= Gruffudd Antur =

Gruffudd Antur (born c. 1992) is a Welsh poet, academic and author, who won the Chair at the Urdd National Eisteddfod twice, in 2012 and 2014.

==Early life==
Antur comes from Llanuwchllyn, Gwynedd. He graduated in Physics at Aberystwyth University but then switched to Welsh, gaining an MA and PhD in Welsh Literature at Bangor University.

==Poetry==
Antur learnt to write cynghanedd verse in year seven at school, taking lessons from Huw Dylan Jones and Elwyn Edwards. He entered eisteddfod competitions as a teenager, winning the Chair at the Inter-collegiate eisteddfods in 2011 and 2012. He was also a chaired poet at the Llanuwchlyn Eisteddfod in 2011.

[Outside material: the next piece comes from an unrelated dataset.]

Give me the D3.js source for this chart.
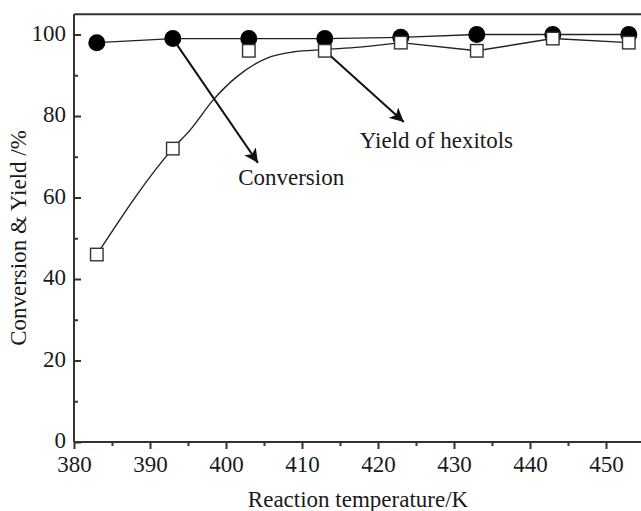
<!DOCTYPE html>
<html>
<head>
<meta charset="utf-8">
<script src="https://cdn.jsdelivr.net/npm/d3@7"></script>
<style>
  html, body { margin: 0; padding: 0; background: #ffffff; }
  svg { display: block; }
</style>
</head>
<body>
<div id="chart"></div>
<script>
// Conversion & yield vs reaction temperature

const temperatures = [383, 393, 403, 413, 423, 433, 443, 453];
const conversion = [98, 99, 99, 99, 99.3, 100, 100, 100];
const yieldHexitols = [46, 72, 96, 96, 98, 96, 99, 98];

// fitted curve drawn through the yield points
const yieldFitT = [383, 393, 395.3, 398.3, 401.4, 405.4, 408.8, 413, 417.6, 423];
const yieldFitV = [46, 72, 76.6, 83.9, 89.6, 94.2, 95.7, 96.3, 96.9, 98];
// straight segments after the fitted part
const yieldLineT = [423, 433, 443, 453];
const yieldLineV = [98, 96, 99, 98];

const xTicks = [380, 390, 400, 410, 420, 430, 440, 450];
const xMinorTicks = [385, 395, 405, 415, 425, 435, 445];
const yTicks = [0, 20, 40, 60, 80, 100];
const yMinorTicks = [10, 30, 50, 70, 90];

(function () {
    const W = 641, H = 511;
    const margin = { top: 14, left: 74, bottom: 442 };
    const fontFamily = "'Liberation Serif', 'Times New Roman', serif";
    const fontSize = 23;
    const axisColor = "#333";
    const textColor = "#1a1a1a";

    const x = d3.scaleLinear().domain([380, 455]).range([margin.left, margin.left + 75 * 7.6]);
    const y = d3.scaleLinear().domain([0, 105]).range([margin.bottom, margin.bottom - 105 * 4.075]);

    const svg = d3.select("#chart").append("svg")
        .attr("width", W)
        .attr("height", H);

    svg.append("defs").append("marker")
        .attr("id", "arrow")
        .attr("viewBox", "0 0 10 10")
        .attr("refX", 10)
        .attr("refY", 5)
        .attr("markerWidth", 7)
        .attr("markerHeight", 7)
        .attr("markerUnits", "strokeWidth")
        .attr("orient", "auto")
        .append("path")
        .attr("d", "M0,0 L10,5 L0,10 L2.5,5 Z")
        .attr("fill", "#111");

    // ---------- axes ----------
    const xAxis = svg.append("g")
        .attr("transform", `translate(0, ${margin.bottom})`)
        .call(d3.axisBottom(x).tickValues(xTicks).tickSize(7).tickSizeOuter(0));
    xAxis.append("g")
        .call(d3.axisBottom(x).tickValues(xMinorTicks).tickSize(4).tickFormat(""));

    const yAxis = svg.append("g")
        .attr("transform", `translate(${margin.left}, 0)`)
        .call(d3.axisRight(y).tickValues(yTicks).tickSize(7).tickSizeOuter(0).tickFormat(""));
    yAxis.append("g")
        .call(d3.axisRight(y).tickValues(yMinorTicks).tickSize(4).tickFormat(""));

    svg.selectAll(".domain").remove();
    svg.selectAll(".tick line")
        .attr("stroke", axisColor)
        .attr("stroke-width", 2);

    xAxis.selectAll(".tick text")
        .attr("y", 14)
        .attr("font-family", fontFamily)
        .attr("font-size", fontSize)
        .attr("fill", textColor);

    // y tick labels (drawn on the left side)
    svg.append("g").selectAll("text")
        .data(yTicks)
        .enter()
        .append("text")
        .attr("x", margin.left - 8)
        .attr("y", d => y(d) + 6)
        .attr("text-anchor", "end")
        .attr("font-family", fontFamily)
        .attr("font-size", fontSize)
        .attr("fill", textColor)
        .text(d => d);

    // frame: left, bottom and top lines (right side is cut off)
    svg.append("line")
        .attr("x1", margin.left).attr("x2", margin.left)
        .attr("y1", y(105)).attr("y2", margin.bottom)
        .attr("stroke", axisColor).attr("stroke-width", 2);
    svg.append("line")
        .attr("x1", margin.left).attr("x2", W)
        .attr("y1", margin.bottom).attr("y2", margin.bottom)
        .attr("stroke", axisColor).attr("stroke-width", 2);
    svg.append("line")
        .attr("x1", margin.left).attr("x2", W)
        .attr("y1", y(105)).attr("y2", y(105))
        .attr("stroke", axisColor).attr("stroke-width", 2);

    // axis titles
    svg.append("text")
        .attr("x", 358)
        .attr("y", 507)
        .attr("text-anchor", "middle")
        .attr("font-family", fontFamily)
        .attr("font-size", fontSize)
        .attr("fill", textColor)
        .text("Reaction temperature/K");

    svg.append("text")
        .attr("transform", "translate(26, 238) rotate(-90)")
        .attr("text-anchor", "middle")
        .attr("font-family", fontFamily)
        .attr("font-size", fontSize)
        .attr("fill", textColor)
        .text("Conversion & Yield /%");

    // ---------- lines ----------
    const line = d3.line()
        .x(d => x(d[0]))
        .y(d => y(d[1]));

    svg.append("path")
        .datum(d3.zip(temperatures, conversion))
        .attr("d", line)
        .attr("fill", "none")
        .attr("stroke", "#222")
        .attr("stroke-width", 1.4);

    svg.append("path")
        .datum(d3.zip(yieldFitT, yieldFitV))
        .attr("d", d3.line().x(d => x(d[0])).y(d => y(d[1])).curve(d3.curveMonotoneX))
        .attr("fill", "none")
        .attr("stroke", "#222")
        .attr("stroke-width", 1.4);

    svg.append("path")
        .datum(d3.zip(yieldLineT, yieldLineV))
        .attr("d", line)
        .attr("fill", "none")
        .attr("stroke", "#222")
        .attr("stroke-width", 1.4);

    // ---------- annotation arrows ----------
    const arrows = [
        { from: [393, 99], to: [404.2, 68.5] },
        { from: [413, 96], to: [423.4, 78.5] }
    ];
    svg.append("g").selectAll("line")
        .data(arrows)
        .enter()
        .append("line")
        .attr("x1", d => x(d.from[0]))
        .attr("y1", d => y(d.from[1]))
        .attr("x2", d => x(d.to[0]))
        .attr("y2", d => y(d.to[1]))
        .attr("stroke", "#111")
        .attr("stroke-width", 2)
        .attr("marker-end", "url(#arrow)");

    // ---------- markers ----------
    svg.append("g").selectAll("circle")
        .data(d3.zip(temperatures, conversion))
        .enter()
        .append("circle")
        .attr("cx", d => x(d[0]))
        .attr("cy", d => y(d[1]))
        .attr("r", 8.5)
        .attr("fill", "#000");

    const sq = 12.5;
    svg.append("g").selectAll("rect")
        .data(d3.zip(temperatures, yieldHexitols))
        .enter()
        .append("rect")
        .attr("x", d => x(d[0]) - sq / 2)
        .attr("y", d => y(d[1]) - sq / 2)
        .attr("width", sq)
        .attr("height", sq)
        .attr("fill", "#fff")
        .attr("stroke", "#333")
        .attr("stroke-width", 1.4);

    // ---------- labels ----------
    const labels = [
        { text: "Conversion", at: [401.6, 63] },
        { text: "Yield of hexitols", at: [417.6, 72.2] }
    ];
    svg.append("g").selectAll("text")
        .data(labels)
        .enter()
        .append("text")
        .attr("x", d => x(d.at[0]))
        .attr("y", d => y(d.at[1]))
        .attr("font-family", fontFamily)
        .attr("font-size", fontSize)
        .attr("fill", textColor)
        .text(d => d.text);
})();
</script>
</body>
</html>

He entered the poetry competition at the 2010 Urdd National Eisteddfod, coming second. At the 2012 Urdd National Eisteddfod he won the Bardic Chair for a piece of cynghanedd poetry inspired by a Saunders Lewis speech and describing the Welsh-speaking student community in Aberystwyth.

At the 2014 Urdd Eisteddfod at Llanuwchllyn, Antur won the Chair for a second time, though admitted he was encouraged to enter again because he only lived six miles away. There were 14 candidates and the aim was to write a poe on the theme of Pelydrau ('Rays'). Antur wrote under the pseudonym of Gwenno. The judges described the standard of his winning entry as "consistently high from the start to finish".

==Career==
Antur started his academic career as a Research Assistant at the Centre for Advanced Welsh and Celtic Studies in Aberystwyth.

Antur has adapted and translated several of David Walliams' best selling childrens books into Welsh. These included Cyfrinach Nana Crwca (Gangsta Granny), Deintydd Dieflig (Demon Dentist) and Yr Hipo Cyntaf ar y Lleuad (First Hippo on the Moon). In 2017 the audio version of Cyfrinach Nana Crwca won the Bronze Radio Award.